** BEGIN DATA SECTION **

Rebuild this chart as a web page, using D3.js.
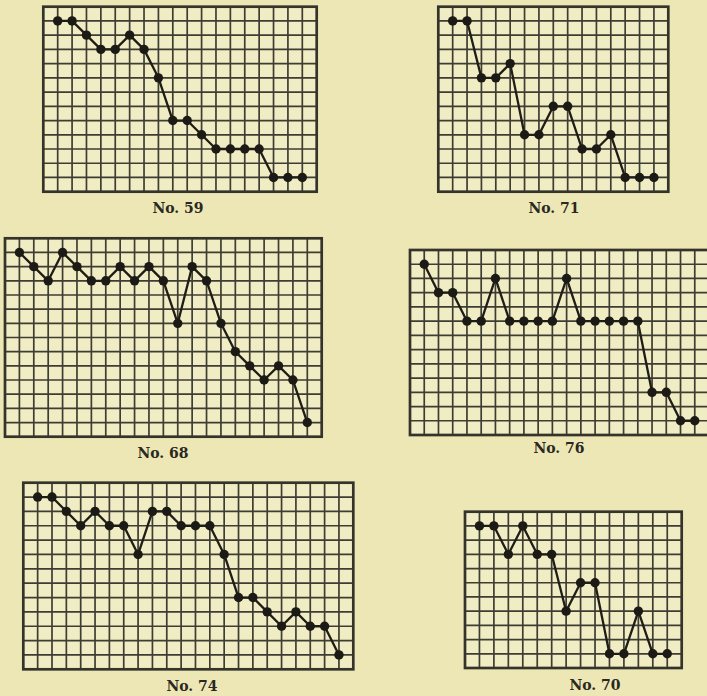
<!DOCTYPE html>
<html>
<head>
<meta charset="utf-8">
<script src="https://cdn.jsdelivr.net/npm/d3@7"></script>
<style>
  html, body { margin: 0; padding: 0; background: #ede7b6; }
  svg { display: block; }
</style>
</head>
<body>
<svg id="chart" width="707" height="696"></svg>
<script>
// chart labels, grid sizes (columns x rows) and readings (row index counted from top)
var labels = ['No. 59', 'No. 71', 'No. 68', 'No. 76', 'No. 74', 'No. 70'];
var gridCols = [19, 16, 22, 21, 23, 15];
var gridRows = [13, 13, 14, 13, 13, 11];

var no59 = [1, 1, 2, 3, 3, 2, 3, 5, 8, 8, 9, 10, 10, 10, 10, 12, 12, 12];
var no71 = [1, 1, 5, 5, 4, 9, 9, 7, 7, 10, 10, 9, 12, 12, 12];
var no68 = [1, 2, 3, 1, 2, 3, 3, 2, 3, 2, 3, 6, 2, 3, 6, 8, 9, 10, 9, 10, 13];
var no76 = [1, 3, 3, 5, 5, 2, 5, 5, 5, 5, 2, 5, 5, 5, 5, 5, 10, 10, 12, 12];
var no74 = [1, 1, 2, 3, 2, 3, 3, 5, 2, 2, 3, 3, 3, 5, 8, 8, 9, 10, 9, 10, 10, 12];
var no70 = [1, 1, 3, 1, 3, 3, 7, 5, 5, 10, 10, 7, 10, 10];

var series = [no59, no71, no68, no76, no74, no70];

// where each little chart sits on the page: [left, top, right, bottom], label centre / baseline
var frames = [
  [43.3, 6.7, 316.7, 191.7],
  [438.3, 6.7, 668.3, 191.7],
  [5, 238.3, 321.7, 436.7],
  [410, 250, 709, 435],
  [23.3, 482.7, 353.3, 669.3],
  [465, 511.7, 681.7, 668]
];
var labelPos = [[178, 213], [554, 213], [163, 458], [559, 453], [192, 691], [595, 690]];

var svg = d3.select('#chart');

svg.append('rect')
  .attr('width', 707).attr('height', 696)
  .attr('fill', '#ede7b6');

series.forEach(function(vals, k) {
  var f = frames[k];
  var x = d3.scaleLinear().domain([0, gridCols[k]]).range([f[0], f[2]]);
  var y = d3.scaleLinear().domain([0, gridRows[k]]).range([f[1], f[3]]);

  var g = svg.append('g').attr('class', 'panel');

  g.append('rect')
    .attr('x', f[0]).attr('y', f[1])
    .attr('width', f[2] - f[0]).attr('height', f[3] - f[1])
    .attr('fill', '#f0ecc3');

  // grid
  g.selectAll('line.v')
    .data(d3.range(1, gridCols[k]))
    .enter().append('line')
    .attr('class', 'v')
    .attr('x1', function(d) { return x(d); })
    .attr('x2', function(d) { return x(d); })
    .attr('y1', f[1]).attr('y2', f[3])
    .attr('stroke', '#3f3d33')
    .attr('stroke-width', 1.7);

  g.selectAll('line.h')
    .data(d3.range(1, gridRows[k]))
    .enter().append('line')
    .attr('class', 'h')
    .attr('y1', function(d) { return y(d); })
    .attr('y2', function(d) { return y(d); })
    .attr('x1', f[0]).attr('x2', f[2])
    .attr('stroke', '#3f3d33')
    .attr('stroke-width', 1.7);

  g.append('rect')
    .attr('x', f[0]).attr('y', f[1])
    .attr('width', f[2] - f[0]).attr('height', f[3] - f[1])
    .attr('fill', 'none')
    .attr('stroke', '#35342b')
    .attr('stroke-width', 2.7);

  // series
  var line = d3.line()
    .x(function(d, i) { return x(i + 1); })
    .y(function(d) { return y(d); });

  g.append('path')
    .datum(vals)
    .attr('d', line)
    .attr('fill', 'none')
    .attr('stroke', '#1f1d17')
    .attr('stroke-width', 2.3)
    .attr('stroke-linejoin', 'round');

  g.selectAll('circle')
    .data(vals)
    .enter().append('circle')
    .attr('cx', function(d, i) { return x(i + 1); })
    .attr('cy', function(d) { return y(d); })
    .attr('r', 4.7)
    .attr('fill', '#1c1a14');

  g.append('text')
    .attr('x', labelPos[k][0])
    .attr('y', labelPos[k][1])
    .attr('text-anchor', 'middle')
    .attr('font-family', '"DejaVu Serif", "Liberation Serif", serif')
    .attr('font-size', 14)
    .attr('font-weight', 'bold')
    .attr('fill', '#2a2820')
    .text(labels[k]);
});
</script>
</body>
</html>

** END DATA SECTION **

- [TO BE DONE] Repeat verbatim all the material, but not the pictures.

- [THE OUTPUT]
Rebuild this chart as a web page, using D3.js.
<!DOCTYPE html>
<html>
<head>
<meta charset="utf-8">
<script src="https://cdn.jsdelivr.net/npm/d3@7"></script>
<style>
  html, body { margin: 0; padding: 0; background: #ede7b6; }
  svg { display: block; }
</style>
</head>
<body>
<svg id="chart" width="707" height="696"></svg>
<script>
// chart labels, grid sizes (columns x rows) and readings (row index counted from top)
var labels = ['No. 59', 'No. 71', 'No. 68', 'No. 76', 'No. 74', 'No. 70'];
var gridCols = [19, 16, 22, 21, 23, 15];
var gridRows = [13, 13, 14, 13, 13, 11];

var no59 = [1, 1, 2, 3, 3, 2, 3, 5, 8, 8, 9, 10, 10, 10, 10, 12, 12, 12];
var no71 = [1, 1, 5, 5, 4, 9, 9, 7, 7, 10, 10, 9, 12, 12, 12];
var no68 = [1, 2, 3, 1, 2, 3, 3, 2, 3, 2, 3, 6, 2, 3, 6, 8, 9, 10, 9, 10, 13];
var no76 = [1, 3, 3, 5, 5, 2, 5, 5, 5, 5, 2, 5, 5, 5, 5, 5, 10, 10, 12, 12];
var no74 = [1, 1, 2, 3, 2, 3, 3, 5, 2, 2, 3, 3, 3, 5, 8, 8, 9, 10, 9, 10, 10, 12];
var no70 = [1, 1, 3, 1, 3, 3, 7, 5, 5, 10, 10, 7, 10, 10];

var series = [no59, no71, no68, no76, no74, no70];

// where each little chart sits on the page: [left, top, right, bottom], label centre / baseline
var frames = [
  [43.3, 6.7, 316.7, 191.7],
  [438.3, 6.7, 668.3, 191.7],
  [5, 238.3, 321.7, 436.7],
  [410, 250, 709, 435],
  [23.3, 482.7, 353.3, 669.3],
  [465, 511.7, 681.7, 668]
];
var labelPos = [[178, 213], [554, 213], [163, 458], [559, 453], [192, 691], [595, 690]];

var svg = d3.select('#chart');

svg.append('rect')
  .attr('width', 707).attr('height', 696)
  .attr('fill', '#ede7b6');

series.forEach(function(vals, k) {
  var f = frames[k];
  var x = d3.scaleLinear().domain([0, gridCols[k]]).range([f[0], f[2]]);
  var y = d3.scaleLinear().domain([0, gridRows[k]]).range([f[1], f[3]]);

  var g = svg.append('g').attr('class', 'panel');

  g.append('rect')
    .attr('x', f[0]).attr('y', f[1])
    .attr('width', f[2] - f[0]).attr('height', f[3] - f[1])
    .attr('fill', '#f0ecc3');

  // grid
  g.selectAll('line.v')
    .data(d3.range(1, gridCols[k]))
    .enter().append('line')
    .attr('class', 'v')
    .attr('x1', function(d) { return x(d); })
    .attr('x2', function(d) { return x(d); })
    .attr('y1', f[1]).attr('y2', f[3])
    .attr('stroke', '#3f3d33')
    .attr('stroke-width', 1.7);

  g.selectAll('line.h')
    .data(d3.range(1, gridRows[k]))
    .enter().append('line')
    .attr('class', 'h')
    .attr('y1', function(d) { return y(d); })
    .attr('y2', function(d) { return y(d); })
    .attr('x1', f[0]).attr('x2', f[2])
    .attr('stroke', '#3f3d33')
    .attr('stroke-width', 1.7);

  g.append('rect')
    .attr('x', f[0]).attr('y', f[1])
    .attr('width', f[2] - f[0]).attr('height', f[3] - f[1])
    .attr('fill', 'none')
    .attr('stroke', '#35342b')
    .attr('stroke-width', 2.7);

  // series
  var line = d3.line()
    .x(function(d, i) { return x(i + 1); })
    .y(function(d) { return y(d); });

  g.append('path')
    .datum(vals)
    .attr('d', line)
    .attr('fill', 'none')
    .attr('stroke', '#1f1d17')
    .attr('stroke-width', 2.3)
    .attr('stroke-linejoin', 'round');

  g.selectAll('circle')
    .data(vals)
    .enter().append('circle')
    .attr('cx', function(d, i) { return x(i + 1); })
    .attr('cy', function(d) { return y(d); })
    .attr('r', 4.7)
    .attr('fill', '#1c1a14');

  g.append('text')
    .attr('x', labelPos[k][0])
    .attr('y', labelPos[k][1])
    .attr('text-anchor', 'middle')
    .attr('font-family', '"DejaVu Serif", "Liberation Serif", serif')
    .attr('font-size', 14)
    .attr('font-weight', 'bold')
    .attr('fill', '#2a2820')
    .text(labels[k]);
});
</script>
</body>
</html>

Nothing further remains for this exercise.